__INPUT ROWS__.
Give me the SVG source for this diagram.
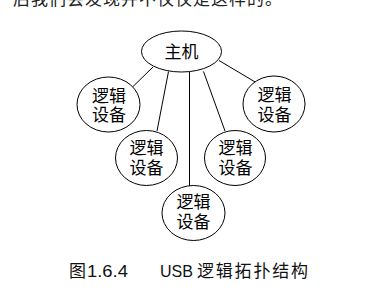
<svg xmlns="http://www.w3.org/2000/svg" width="374" height="303" viewBox="0 0 374 303">
  <style>
    .bg { fill: #ffffff; }
    .node { fill: #ffffff; stroke: #000000; stroke-width: 1; }
    .edge { stroke: #000000; stroke-width: 1; fill: none; }
    .label { font-family: "Liberation Sans", "Noto Sans CJK SC", sans-serif; font-size: 17px; fill: #000000; text-anchor: middle; }
    .body { font-family: "Liberation Sans", "Noto Sans CJK SC", sans-serif; font-size: 17px; fill: #222222; }
    .caption { font-family: "Liberation Sans", "Noto Sans CJK SC", sans-serif; font-size: 17px; fill: #111111; }
  </style>
  <rect class="bg" x="0" y="0" width="374" height="303"/>

  <!-- tail of the preceding paragraph line -->
  <text class="body" x="13" y="5" textLength="269" lengthAdjust="spacing">后我们会发现并不仅仅是这样的。</text>

  <!-- host-to-device links -->
  <g id="connectors">
    <line class="edge" x1="153" y1="67" x2="132.5" y2="87"/>
    <line class="edge" x1="168.5" y1="71.5" x2="157" y2="131"/>
    <line class="edge" x1="189.5" y1="72" x2="189.5" y2="186.5"/>
    <line class="edge" x1="203.5" y1="71.5" x2="225" y2="131"/>
    <line class="edge" x1="219" y1="60.5" x2="256" y2="82.5"/>
  </g>

  <g id="host">
    <ellipse class="node" cx="181.5" cy="51.5" rx="40" ry="20.5"/>
    <text class="label" x="181.5" y="57.5">主机</text>
  </g>

  <g id="device-1">
    <ellipse class="node" cx="108.5" cy="104.5" rx="31.5" ry="27.5"/>
    <text class="label" x="109" y="101.5">逻辑</text>
    <text class="label" x="109" y="121">设备</text>
  </g>

  <g id="device-2">
    <ellipse class="node" cx="146.5" cy="158" rx="31" ry="27.5"/>
    <text class="label" x="146.5" y="153.5">逻辑</text>
    <text class="label" x="146.5" y="173.5">设备</text>
  </g>

  <g id="device-3">
    <ellipse class="node" cx="193.5" cy="213" rx="31.5" ry="27.5"/>
    <text class="label" x="193.5" y="208">逻辑</text>
    <text class="label" x="193.5" y="228">设备</text>
  </g>

  <g id="device-4">
    <ellipse class="node" cx="235" cy="158" rx="30.5" ry="27.5"/>
    <text class="label" x="235.5" y="153.5">逻辑</text>
    <text class="label" x="235.5" y="173.5">设备</text>
  </g>

  <g id="device-5">
    <ellipse class="node" cx="274" cy="104" rx="31" ry="28"/>
    <text class="label" x="274.5" y="100.5">逻辑</text>
    <text class="label" x="274.5" y="120.5">设备</text>
  </g>

  <!-- figure caption -->
  <text class="caption" y="276.5">
    <tspan x="69">图</tspan>
    <tspan x="87" textLength="41" lengthAdjust="spacingAndGlyphs">1.6.4</tspan>
    <tspan x="160" textLength="33" lengthAdjust="spacingAndGlyphs">USB</tspan>
    <tspan x="197" textLength="111" lengthAdjust="spacing">逻辑拓扑结构</tspan>
  </text>
</svg>
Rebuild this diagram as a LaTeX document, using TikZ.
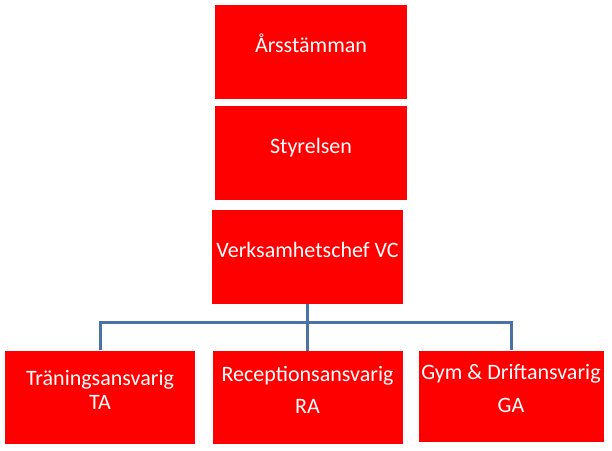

__WHAT YOU HAVE TO DO__. Output every entry verbatim. Pictures do not belong in the copy.

__THE ANSWER__.
Give me the SVG source for this diagram.
<svg xmlns="http://www.w3.org/2000/svg" width="374" height="303" viewBox="0 0 374 303">
  <style>
    .bg { fill: #ffffff; }
    .node { fill: #ffffff; stroke: #000000; stroke-width: 1; }
    .edge { stroke: #000000; stroke-width: 1; fill: none; }
    .label { font-family: "Liberation Sans", "Noto Sans CJK SC", sans-serif; font-size: 17px; fill: #000000; text-anchor: middle; }
    .body { font-family: "Liberation Sans", "Noto Sans CJK SC", sans-serif; font-size: 17px; fill: #222222; }
    .caption { font-family: "Liberation Sans", "Noto Sans CJK SC", sans-serif; font-size: 17px; fill: #111111; }
  </style>
  <rect class="bg" x="0" y="0" width="374" height="303"/>

  <!-- tail of the preceding paragraph line -->
  <text class="body" x="13" y="5" textLength="269" lengthAdjust="spacing">后我们会发现并不仅仅是这样的。</text>

  <!-- host-to-device links -->
  <g id="connectors">
    <line class="edge" x1="153" y1="67" x2="132.5" y2="87"/>
    <line class="edge" x1="168.5" y1="71.5" x2="157" y2="131"/>
    <line class="edge" x1="189.5" y1="72" x2="189.5" y2="186.5"/>
    <line class="edge" x1="203.5" y1="71.5" x2="225" y2="131"/>
    <line class="edge" x1="219" y1="60.5" x2="256" y2="82.5"/>
  </g>

  <g id="host">
    <ellipse class="node" cx="181.5" cy="51.5" rx="40" ry="20.5"/>
    <text class="label" x="181.5" y="57.5">主机</text>
  </g>

  <g id="device-1">
    <ellipse class="node" cx="108.5" cy="104.5" rx="31.5" ry="27.5"/>
    <text class="label" x="109" y="101.5">逻辑</text>
    <text class="label" x="109" y="121">设备</text>
  </g>

  <g id="device-2">
    <ellipse class="node" cx="146.5" cy="158" rx="31" ry="27.5"/>
    <text class="label" x="146.5" y="153.5">逻辑</text>
    <text class="label" x="146.5" y="173.5">设备</text>
  </g>

  <g id="device-3">
    <ellipse class="node" cx="193.5" cy="213" rx="31.5" ry="27.5"/>
    <text class="label" x="193.5" y="208">逻辑</text>
    <text class="label" x="193.5" y="228">设备</text>
  </g>

  <g id="device-4">
    <ellipse class="node" cx="235" cy="158" rx="30.5" ry="27.5"/>
    <text class="label" x="235.5" y="153.5">逻辑</text>
    <text class="label" x="235.5" y="173.5">设备</text>
  </g>

  <g id="device-5">
    <ellipse class="node" cx="274" cy="104" rx="31" ry="28"/>
    <text class="label" x="274.5" y="100.5">逻辑</text>
    <text class="label" x="274.5" y="120.5">设备</text>
  </g>

  <!-- figure caption -->
  <text class="caption" y="276.5">
    <tspan x="69">图</tspan>
    <tspan x="87" textLength="41" lengthAdjust="spacingAndGlyphs">1.6.4</tspan>
    <tspan x="160" textLength="33" lengthAdjust="spacingAndGlyphs">USB</tspan>
    <tspan x="197" textLength="111" lengthAdjust="spacing">逻辑拓扑结构</tspan>
  </text>
</svg>
Rebuild this diagram as a LaTeX document, using TikZ.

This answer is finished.